Remember the penultimate moment of that film? Thelma and Louise, sitting in the car. In front of them, the canyon, behind a line of state police cars and Harvey Keitel(through his loud hailer), encouraging them to turn back and give themselves up. When Thelma or Louise(I can never remember which was which) suggests “let’s go for it” and the other agrees, sad as it is, those two heroines have completed the pact that they made with us at the beginning of the film. They could never have gone back. If they had, they’d have let every woman down who was watching that film. So they drive and the frame freezes or dissolves or something whereby we don’t see them plummet to their inevitable and tragic deaths.

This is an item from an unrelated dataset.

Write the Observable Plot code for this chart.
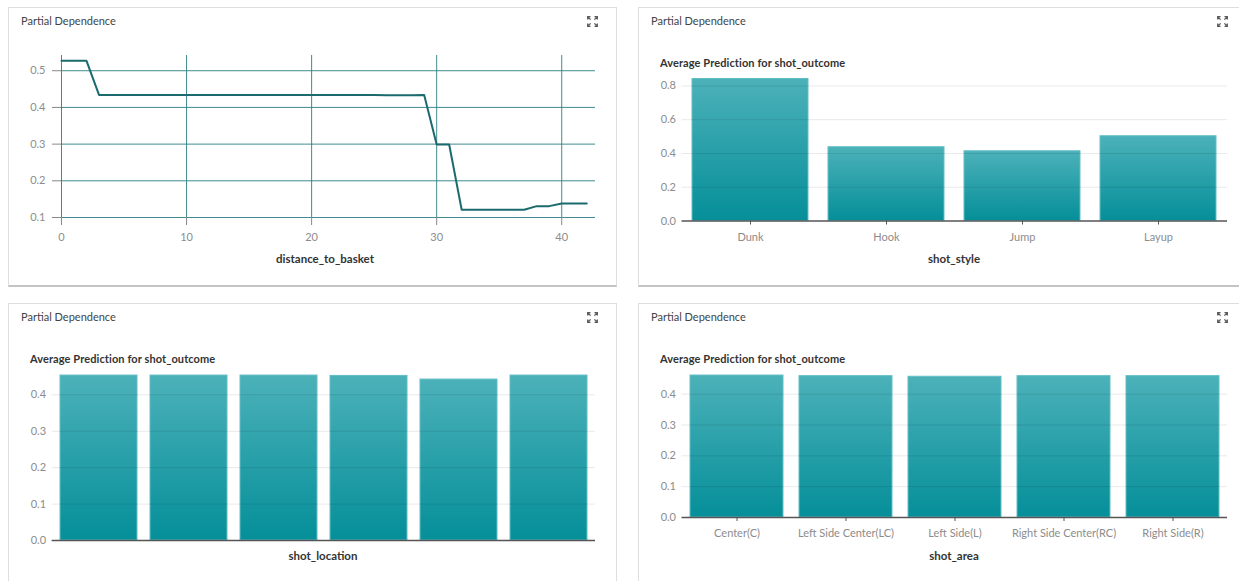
<!DOCTYPE html>
<html><head><meta charset="utf-8">
<script src="https://cdn.jsdelivr.net/npm/d3@7"></script>
<script src="https://cdn.jsdelivr.net/npm/@observablehq/plot@0.6"></script>
<style>
html,body{margin:0;padding:0;background:#fff}
body{font-family:Lato,"Open Sans",sans-serif;width:1239px;height:581px;overflow:hidden;position:relative}
.panel{position:absolute;box-sizing:border-box;border:1px solid #dedede;border-bottom:2px solid #c4c4c4;background:#fff}
.ptitle{position:absolute;font-size:11px;line-height:14px;color:#444;white-space:nowrap}
.sub{position:absolute;font-size:11px;line-height:14px;font-weight:700;color:#333;white-space:nowrap;letter-spacing:0.1px}
.xlab{position:absolute;font-size:11.5px;line-height:14px;font-weight:700;color:#333;white-space:nowrap;transform:translateX(-50%)}
.chart{position:absolute}
.icon{position:absolute;width:11px;height:11px}
</style>
</head><body>
<svg width="0" height="0" style="position:absolute">
  <defs>
    <linearGradient id="barGrad" x1="0" y1="0" x2="0" y2="1">
      <stop offset="0" stop-color="#4cb1b9"/>
      <stop offset="1" stop-color="#058f99"/>
    </linearGradient>
  </defs>
</svg>
<script>
// ---- data ----
const distance = [0, 1, 2, 3, 5, 10, 15, 20, 25, 26, 27, 28, 29, 30, 31, 32, 35, 37, 38, 39, 40, 41, 42];
const distancePD = [0.527, 0.527, 0.527, 0.434, 0.434, 0.434, 0.434, 0.434, 0.434, 0.433, 0.433, 0.433, 0.434, 0.299, 0.299, 0.121, 0.121, 0.121, 0.131, 0.131, 0.138, 0.138, 0.138];

const shotStyles = ["Dunk", "Hook", "Jump", "Layup"];
const shotStylePD = [0.841, 0.437, 0.413, 0.502];

const shotLocations = ["loc1", "loc2", "loc3", "loc4", "loc5", "loc6"];
const shotLocationPD = [0.453, 0.453, 0.453, 0.452, 0.442, 0.453];

const shotAreas = ["Center(C)", "Left Side Center(LC)", "Left Side(L)", "Right Side Center(RC)", "Right Side(R)"];
const shotAreaPD = [0.4605, 0.4585, 0.4565, 0.4585, 0.4585];

const lineTicksX = [0, 10, 20, 30, 40];
const lineTicksY = [0.1, 0.2, 0.3, 0.4, 0.5];
const styleTicksY = [0, 0.2, 0.4, 0.6, 0.8];
const smallTicksY = [0, 0.1, 0.2, 0.3, 0.4];

// ---- layout helpers ----
function el(cls, css, text) {
  const d = document.createElement("div");
  d.className = cls;
  Object.assign(d.style, css);
  if (text != null) d.textContent = text;
  document.body.appendChild(d);
  return d;
}
function icon(x, y) {
  const ns = "http://www.w3.org/2000/svg";
  const s = document.createElementNS(ns, "svg");
  s.setAttribute("class", "icon");
  s.setAttribute("viewBox", "0 0 11 11");
  s.style.left = x + "px"; s.style.top = y + "px";
  s.innerHTML = '<g fill="none" stroke="#5a5a5a" stroke-width="1.3">' +
    '<path d="M0.7 3.5V0.7H3.5M0.7 0.7L3.6 3.6"/>' +
    '<path d="M7.5 0.7H10.3V3.5M10.3 0.7L7.4 3.6"/>' +
    '<path d="M0.7 7.5V10.3H3.5M0.7 10.3L3.6 7.4"/>' +
    '<path d="M10.3 7.5V10.3H7.5M10.3 10.3L7.4 7.4"/></g>';
  document.body.appendChild(s);
}
function place(svg, left, top) {
  svg.classList.add("chart");
  svg.style.left = left + "px";
  svg.style.top = top + "px";
  document.body.appendChild(svg);
}

// panels
const panels = [
  {l: 8, t: 7, w: 609, h: 280},
  {l: 638, t: 7, w: 610, h: 280},
  {l: 8, t: 303, w: 609, h: 290},
  {l: 638, t: 303, w: 610, h: 290}
];
panels.forEach(p => {
  el("panel", {left: p.l + "px", top: p.t + "px", width: p.w + "px", height: p.h + "px"});
  el("ptitle", {left: (p.l + 13) + "px", top: (p.t + 7) + "px"}, "Partial Dependence");
  icon(p.l + 579, p.t + 9);
});

const baseStyle = {fontFamily: "Lato, 'Open Sans', sans-serif", fontSize: "11px", color: "#8c8c8c", background: "transparent", overflow: "visible"};
const teal = "#2b7e83";
const labelGray = "#8c8c8c";

// ---- chart 1: line ----
const lineData = distance.map((d, i) => ({x: d, y: distancePD[i]}));
const c1 = Plot.plot({
  width: 620, height: 290,
  marginLeft: 61, marginRight: 25, marginTop: 55, marginBottom: 73,
  style: baseStyle,
  x: {domain: [0, 42.7]},
  y: {domain: [0.1, 0.5415]},
  marks: [
    Plot.gridX({ticks: lineTicksX, stroke: teal, strokeOpacity: 0.9, strokeWidth: 1}),
    Plot.gridY({ticks: lineTicksY, stroke: teal, strokeOpacity: 0.9, strokeWidth: 1}),
    Plot.axisX({ticks: lineTicksX, tickSize: 8, tickPadding: 8, label: null, stroke: "#888", fill: labelGray}),
    Plot.axisY({ticks: lineTicksY, tickSize: 9, tickPadding: 7, tickFormat: ".1f", label: null, stroke: "#888", fill: labelGray}),
    Plot.line(lineData, {x: "x", y: "y", stroke: "#1b6a6e", strokeWidth: 2})
  ]
});
place(c1, 0, 0);
el("xlab", {left: "325px", top: "252px"}, "distance_to_basket");

// bar chart tick helpers: ticks (dark) and labels (gray) drawn separately
function barAxisX() {
  return [
    Plot.axisX({tickSize: 4, tickFormat: () => "", label: null, stroke: "#555"}),
    Plot.axisX({tickSize: 0, tickPadding: 12, label: null, fill: labelGray})
  ];
}

// ---- chart 2: shot_style ----
const styleData = shotStyles.map((c, i) => ({c, v: shotStylePD[i]}));
const c2 = Plot.plot({
  width: 619, height: 290,
  marginLeft: 61.5, marginRight: 12, marginTop: 77, marginBottom: 69.5,
  style: baseStyle,
  x: {domain: shotStyles, paddingInner: 0.145, paddingOuter: 0.0725},
  y: {domain: [0, 0.85]},
  marks: [
    Plot.barY(styleData, {x: "c", y: "v", fill: "url(#barGrad)", stroke: "#62bec5", strokeWidth: 1}),
    Plot.gridY({ticks: styleTicksY.slice(1), stroke: "#000", strokeOpacity: 0.09}),
    ...barAxisX(),
    Plot.axisY({ticks: styleTicksY, tickSize: 0, tickPadding: 6, tickFormat: ".1f", label: null, fill: labelGray}),
    Plot.ruleY([0], {stroke: "#555", strokeWidth: 1.5})
  ]
});
place(c2, 620, 0);
el("sub", {left: "660px", top: "56px"}, "Average Prediction for shot_outcome");
el("xlab", {left: "954px", top: "252px"}, "shot_style");

// ---- chart 3: shot_location ----
const locData = shotLocations.map((c, i) => ({c, v: shotLocationPD[i]}));
const c3 = Plot.plot({
  width: 620, height: 286,
  marginLeft: 51.6, marginRight: 25, marginTop: 77.5, marginBottom: 41,
  style: baseStyle,
  x: {domain: shotLocations, paddingInner: 0.145, paddingOuter: 0.0725, axis: null},
  y: {domain: [0, 0.46]},
  marks: [
    Plot.barY(locData, {x: "c", y: "v", fill: "url(#barGrad)", stroke: "#62bec5", strokeWidth: 1}),
    Plot.gridY({ticks: smallTicksY.slice(1), stroke: "#000", strokeOpacity: 0.09}),
    Plot.axisY({ticks: smallTicksY, tickSize: 0, tickPadding: 6, tickFormat: ".1f", label: null, fill: labelGray}),
    Plot.ruleY([0], {stroke: "#555", strokeWidth: 1.5})
  ]
});
place(c3, 0, 295);
el("sub", {left: "30px", top: "352px"}, "Average Prediction for shot_outcome");
el("xlab", {left: "323px", top: "549px"}, "shot_location");

// ---- chart 4: shot_area ----
const areaData = shotAreas.map((c, i) => ({c, v: shotAreaPD[i]}));
const c4 = Plot.plot({
  width: 619, height: 286,
  marginLeft: 61.5, marginRight: 12, marginTop: 77.1, marginBottom: 64,
  style: baseStyle,
  x: {domain: shotAreas, paddingInner: 0.145, paddingOuter: 0.0725},
  y: {domain: [0, 0.47]},
  marks: [
    Plot.barY(areaData, {x: "c", y: "v", fill: "url(#barGrad)", stroke: "#62bec5", strokeWidth: 1}),
    Plot.gridY({ticks: smallTicksY.slice(1), stroke: "#000", strokeOpacity: 0.09}),
    ...barAxisX(),
    Plot.axisY({ticks: smallTicksY, tickSize: 0, tickPadding: 6, tickFormat: ".1f", label: null, fill: labelGray}),
    Plot.ruleY([0], {stroke: "#555", strokeWidth: 1.5})
  ]
});
place(c4, 620, 295);
el("sub", {left: "660px", top: "352px"}, "Average Prediction for shot_outcome");
el("xlab", {left: "954px", top: "549px"}, "shot_area");
</script>
</body></html>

No one ever mentions the word “suicide” when they talk about Thelma & Louise. But in the cold, harsh light of day, that’s what they did. Because we didn’t see their ‘end’, those two live on, in the hard-won triumph of an ironic MOVIE ending: negative that they are gone, but ultimately positive in that they are "free".

Same deal with Butch and "the Kid”; they never went looking for a fight but they never ran from one either. When they were finally holed up and cornered in that room in Bolivia and we see the hundreds of guards outside readying rifle after rifle after rifle, we know that our heroes are cruelly outnumbered. Butch and Sundance know that too, but never let on (that’s part of why we love them). We cut back to the two of them, loading a couple of hand guns each, still wisecracking, pretending that they can fight their way out of this one. The final shot is of Butch and Sundance bursting out of that door, pistols blazing (not wriggling on the floor riddled with bullets and blood). The screen freeze-frames to the sound of a volley of rifle-fire, Butch Cassidy and the Sundance Kid, still their irrepressible selves; not dead, but living forever, as only their kind can, on the screen, indelible in our hearts and minds.

William Goldman, who wrote Butch Cassidy and the Sundance Kid says this about his ending: “I can’t do any better than that.”

It’d be a miracle if any of us ever could.